What is needed: Copy the data that follows, character for character, minus the pictures.

Data provided:

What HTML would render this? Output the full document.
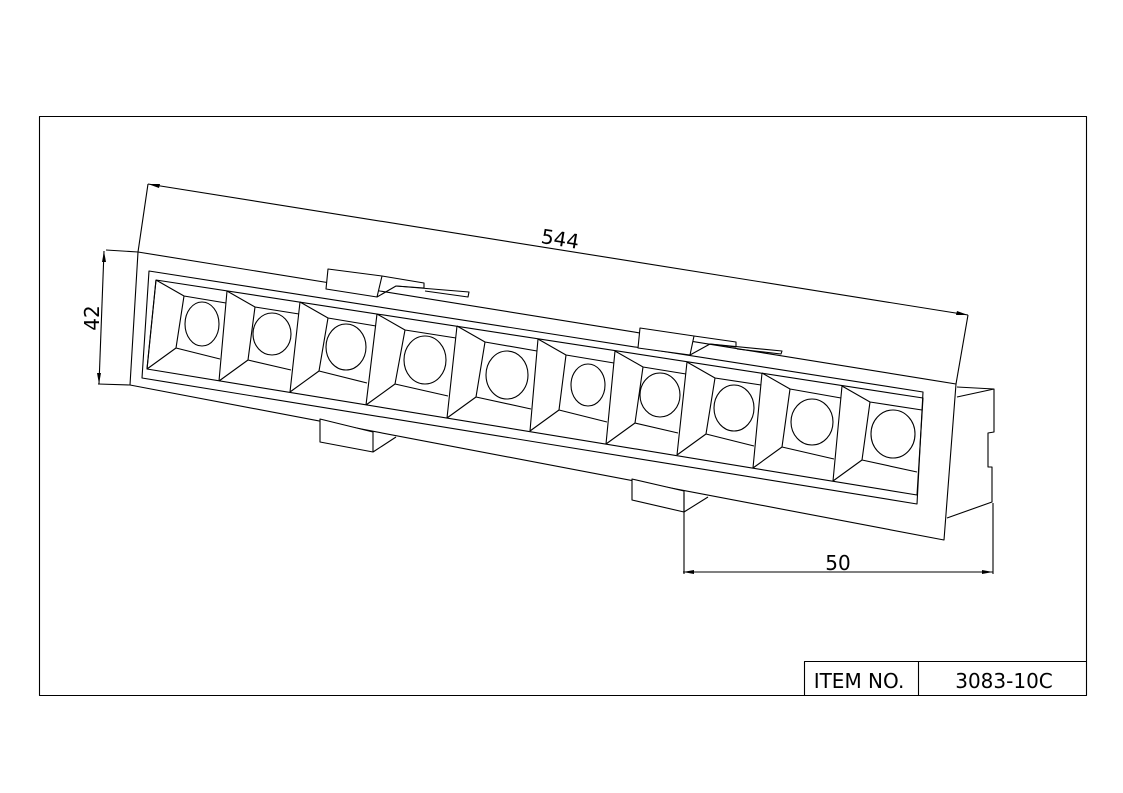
<!DOCTYPE html>
<html><head><meta charset="utf-8"><style>
html,body{margin:0;padding:0;background:#fff;}
svg{display:block;}
text{font-family:"DejaVu Sans","Liberation Sans",sans-serif;fill:#000;}
</style></head><body>
<svg width="1123" height="793" viewBox="0 0 1123 793" xmlns="http://www.w3.org/2000/svg">
<g fill="none" stroke="#000" stroke-width="1.1" stroke-linejoin="round">
<rect x="39.5" y="116.5" width="1047" height="579"/>
<polyline points="804.5,695 804.5,661.5 1086,661.5"/>
<line x1="918.5" y1="661.5" x2="918.5" y2="695"/>

<polygon points="138,252 956,384 944,540 130,385" fill="#fff"/>
<polygon points="149,271 923,392 917,504 142,378"/>
<polygon points="156,280 923,398 917,495 147,369"/>

<polyline points="957,387 994,389 994,432 988,433 988,467 992,467 992,502 947,518"/>
<line x1="957" y1="397" x2="994" y2="389"/>

<polygon points="328,269 382,276 377,297 326,289" fill="#fff"/>
<polyline points="382,276 424,283 424,288 396,286 377,297"/>
<polyline points="396,286 469,292 468,297 425,291"/>
<polygon points="640,328 694,336 690,355 638,348" fill="#fff"/>
<polyline points="694,336 736,342 736,347 710,344 690,355"/>
<polyline points="710,344 782,351 781,354 737,349"/>

<polygon points="320,419 373,432 373,452 320,442" fill="#fff"/>
<line x1="373" y1="452" x2="396" y2="437"/>
<polygon points="632,479 684,491 684,512 632,500" fill="#fff"/>
<line x1="684" y1="512" x2="708" y2="497"/>

<g>
<path d="M156,280L147,369M156,280L184,296L176,348L147,369M184,296L226,303M176,348L220,359"/>
<ellipse cx="202" cy="324" rx="17" ry="22"/>
<path d="M227,291L219,381M227,291L255,307L248,360L219,381M255,307L299,314M248,360L291,370"/>
<ellipse cx="272" cy="334" rx="19" ry="21"/>
<path d="M300,302L290,392M300,302L328,318L319,371L290,392M328,318L376,326M319,371L367,383"/>
<ellipse cx="346" cy="347" rx="20" ry="23"/>
<path d="M377,314L366,405M377,314L405,330L395,384L366,405M405,330L456,338M395,384L448,396"/>
<ellipse cx="425" cy="360" rx="21" ry="24"/>
<path d="M457,326L447,418M457,326L485,342L476,397L447,418M485,342L537,351M476,397L531,409"/>
<ellipse cx="507" cy="375" rx="21" ry="24"/>
<path d="M538,339L530,431M538,339L566,355L559,410L530,431M566,355L614,363M559,410L607,422"/>
<ellipse cx="588" cy="385" rx="17" ry="21"/>
<path d="M615,351L606,444M615,351L643,367L635,423L606,444M643,367L686,374M635,423L678,433"/>
<ellipse cx="660" cy="395" rx="20" ry="22"/>
<path d="M687,362L677,455M687,362L715,378L706,434L677,455M715,378L761,385M706,434L754,446"/>
<ellipse cx="734" cy="408" rx="20" ry="23"/>
<path d="M762,373L753,468M762,373L790,389L782,447L753,468M790,389L841,398M782,447L834,459"/>
<ellipse cx="812" cy="422" rx="21" ry="23"/>
<path d="M842,386L833,481M842,386L870,402L862,460L833,481M870,402L922,410M862,460L917,472"/>
<ellipse cx="893" cy="434" rx="22" ry="24"/>
</g>

<line x1="148" y1="184" x2="138" y2="252"/>
<line x1="968" y1="315" x2="956" y2="384"/>
<line x1="148" y1="184" x2="968" y2="315"/>
<line x1="106" y1="250" x2="138" y2="252"/>
<line x1="98" y1="384" x2="130" y2="385"/>
<line x1="104" y1="251" x2="99" y2="384"/>
<line x1="684" y1="493" x2="684" y2="574"/>
<line x1="993" y1="503" x2="993" y2="574"/>
<line x1="683" y1="572" x2="993" y2="572"/>
</g>
<g fill="#000">
<polygon points="148,184 160,184 159,188"/>
<polygon points="968,315 956,315 957,311"/>
<polygon points="104,251 102,262 106,262"/>
<polygon points="99,384 97,373 101,373"/>
<polygon points="683,572 694,570 694,574"/>
<polygon points="993,572 982,570 982,574"/>
</g>
<text x="560" y="246" font-size="20" text-anchor="middle" transform="rotate(9.1 560 240)">544</text>
<text x="0" y="0" font-size="20" text-anchor="middle" transform="translate(99 318) rotate(-90)">42</text>
<text x="838" y="570" font-size="20" text-anchor="middle">50</text>
<text x="859" y="688" font-size="20" text-anchor="middle">ITEM NO.</text>
<text x="1004" y="688" font-size="20" text-anchor="middle">3083-10C</text>
</svg>
</body></html>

The output:
What HTML would render this? Output the full document.
<!DOCTYPE html>
<html><head><meta charset="utf-8"><style>
html,body{margin:0;padding:0;background:#fff;}
svg{display:block;}
text{font-family:"DejaVu Sans","Liberation Sans",sans-serif;fill:#000;}
</style></head><body>
<svg width="1123" height="793" viewBox="0 0 1123 793" xmlns="http://www.w3.org/2000/svg">
<g fill="none" stroke="#000" stroke-width="1.1" stroke-linejoin="round">
<rect x="39.5" y="116.5" width="1047" height="579"/>
<polyline points="804.5,695 804.5,661.5 1086,661.5"/>
<line x1="918.5" y1="661.5" x2="918.5" y2="695"/>

<polygon points="138,252 956,384 944,540 130,385" fill="#fff"/>
<polygon points="149,271 923,392 917,504 142,378"/>
<polygon points="156,280 923,398 917,495 147,369"/>

<polyline points="957,387 994,389 994,432 988,433 988,467 992,467 992,502 947,518"/>
<line x1="957" y1="397" x2="994" y2="389"/>

<polygon points="328,269 382,276 377,297 326,289" fill="#fff"/>
<polyline points="382,276 424,283 424,288 396,286 377,297"/>
<polyline points="396,286 469,292 468,297 425,291"/>
<polygon points="640,328 694,336 690,355 638,348" fill="#fff"/>
<polyline points="694,336 736,342 736,347 710,344 690,355"/>
<polyline points="710,344 782,351 781,354 737,349"/>

<polygon points="320,419 373,432 373,452 320,442" fill="#fff"/>
<line x1="373" y1="452" x2="396" y2="437"/>
<polygon points="632,479 684,491 684,512 632,500" fill="#fff"/>
<line x1="684" y1="512" x2="708" y2="497"/>

<g>
<path d="M156,280L147,369M156,280L184,296L176,348L147,369M184,296L226,303M176,348L220,359"/>
<ellipse cx="202" cy="324" rx="17" ry="22"/>
<path d="M227,291L219,381M227,291L255,307L248,360L219,381M255,307L299,314M248,360L291,370"/>
<ellipse cx="272" cy="334" rx="19" ry="21"/>
<path d="M300,302L290,392M300,302L328,318L319,371L290,392M328,318L376,326M319,371L367,383"/>
<ellipse cx="346" cy="347" rx="20" ry="23"/>
<path d="M377,314L366,405M377,314L405,330L395,384L366,405M405,330L456,338M395,384L448,396"/>
<ellipse cx="425" cy="360" rx="21" ry="24"/>
<path d="M457,326L447,418M457,326L485,342L476,397L447,418M485,342L537,351M476,397L531,409"/>
<ellipse cx="507" cy="375" rx="21" ry="24"/>
<path d="M538,339L530,431M538,339L566,355L559,410L530,431M566,355L614,363M559,410L607,422"/>
<ellipse cx="588" cy="385" rx="17" ry="21"/>
<path d="M615,351L606,444M615,351L643,367L635,423L606,444M643,367L686,374M635,423L678,433"/>
<ellipse cx="660" cy="395" rx="20" ry="22"/>
<path d="M687,362L677,455M687,362L715,378L706,434L677,455M715,378L761,385M706,434L754,446"/>
<ellipse cx="734" cy="408" rx="20" ry="23"/>
<path d="M762,373L753,468M762,373L790,389L782,447L753,468M790,389L841,398M782,447L834,459"/>
<ellipse cx="812" cy="422" rx="21" ry="23"/>
<path d="M842,386L833,481M842,386L870,402L862,460L833,481M870,402L922,410M862,460L917,472"/>
<ellipse cx="893" cy="434" rx="22" ry="24"/>
</g>

<line x1="148" y1="184" x2="138" y2="252"/>
<line x1="968" y1="315" x2="956" y2="384"/>
<line x1="148" y1="184" x2="968" y2="315"/>
<line x1="106" y1="250" x2="138" y2="252"/>
<line x1="98" y1="384" x2="130" y2="385"/>
<line x1="104" y1="251" x2="99" y2="384"/>
<line x1="684" y1="493" x2="684" y2="574"/>
<line x1="993" y1="503" x2="993" y2="574"/>
<line x1="683" y1="572" x2="993" y2="572"/>
</g>
<g fill="#000">
<polygon points="148,184 160,184 159,188"/>
<polygon points="968,315 956,315 957,311"/>
<polygon points="104,251 102,262 106,262"/>
<polygon points="99,384 97,373 101,373"/>
<polygon points="683,572 694,570 694,574"/>
<polygon points="993,572 982,570 982,574"/>
</g>
<text x="560" y="246" font-size="20" text-anchor="middle" transform="rotate(9.1 560 240)">544</text>
<text x="0" y="0" font-size="20" text-anchor="middle" transform="translate(99 318) rotate(-90)">42</text>
<text x="838" y="570" font-size="20" text-anchor="middle">50</text>
<text x="859" y="688" font-size="20" text-anchor="middle">ITEM NO.</text>
<text x="1004" y="688" font-size="20" text-anchor="middle">3083-10C</text>
</svg>
</body></html>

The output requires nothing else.